A satellite at 12:40 a.m. measured an ash cloud at 19,500 feet, just below the 20,000-foot threshold considered to be a major threat to trans-continental aircraft. The aviation warming level remained at code orange, a step below red, the highest of the four levels, said geologist Kristi Wallace of the Alaska Volcano Observatory.
Pavlof is an 8,262-foot volcano located 625 miles southwest of Anchorage on the Alaska Peninsula, the finger of land that sticks out from mainland Alaska toward the Aleutian Islands.
Residents of Sand Point, a city of nearly 1,000 on Popof Island about 55 miles east of the volcano, woke to find traces of ash on their vehicles.
"We have physical samples that are being sent to us," Wallace said. "I'm excited to see what those look like."
Jagged ash particles can plug filters of vehicles and damage engines but Wallace said the reports noted minimal ash.
"Both reports indicate film on their windshield, but they could see through it -- gritty ash," she said.
Pavlof's latest eruption began May 13 and sent hot mud flow down the sides of the mountain. Sand Point residents have recorded the eruption with photographs posted on the Alaska Volcano Observatory website, Wallace said.

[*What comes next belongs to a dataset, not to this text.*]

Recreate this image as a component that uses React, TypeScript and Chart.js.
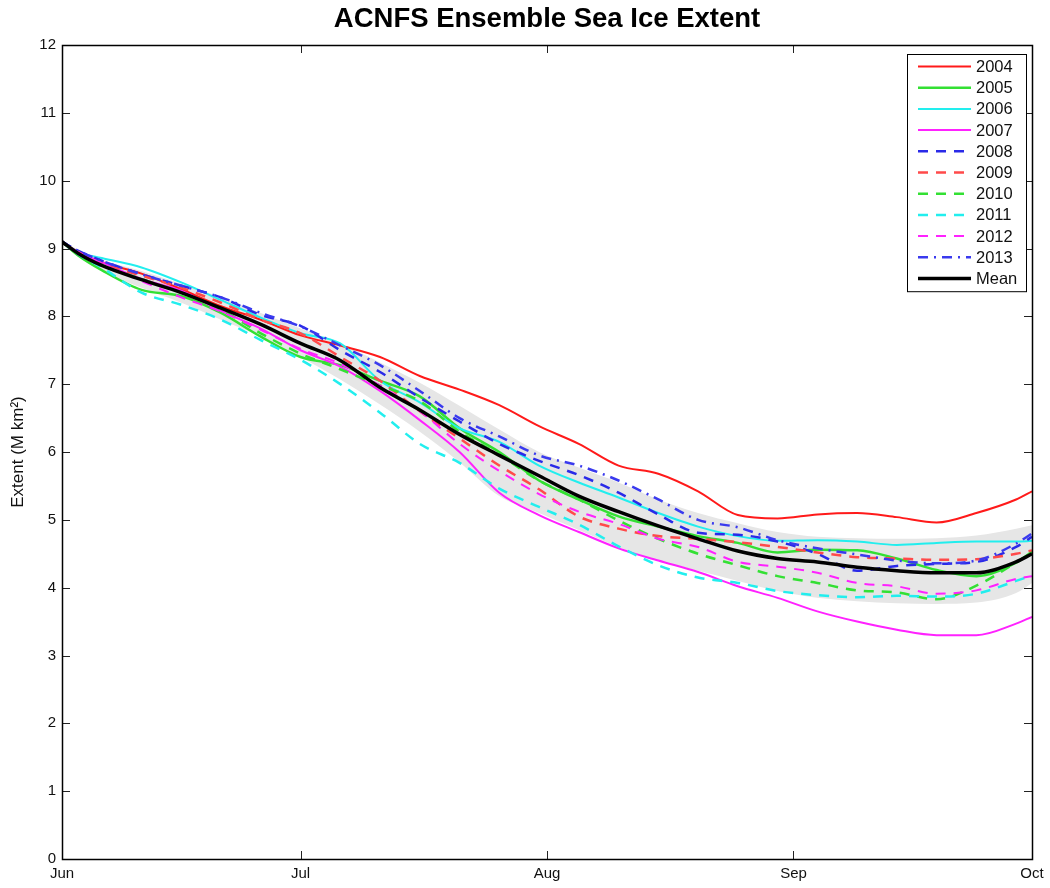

Seismic sensors indicate a continuous tremor at the volcano, Wallace said, that oscillates up and down.
"It's on this really steady rate that's still high," she said.
The volcano last erupted in 2007 and continued to do so for 29 days.
"Past eruptions have lasted weeks to months," Wallace said. "The 2007 eruption was, perhaps, short compared to past eruption in historical times. It's most common that eruptions at Pavlof go on for months."
The National Weather Service has forecast a change in winds on the peninsula. That could send ash northeast away from Sand Point and toward Nelson Lagoon, an unincorporated commercial fishing village of 46 about 55 miles from the volcano. The weather service in a special statement warned people to avoid excessive exposure to ash, especially if they have respiratory problems, and to protect critical electronics and other equipment from contamination.
Eruptions at Pavlof could recede, continue or magnify.
"For the most part, what we see at Pavlof is exactly what we're seeing now: really low level, ash-poor plumes, continuous activity," she said. "But there's always an opportunity for something to spike up to, say, 30,000 feet."
That would boost the warning level to red, she said.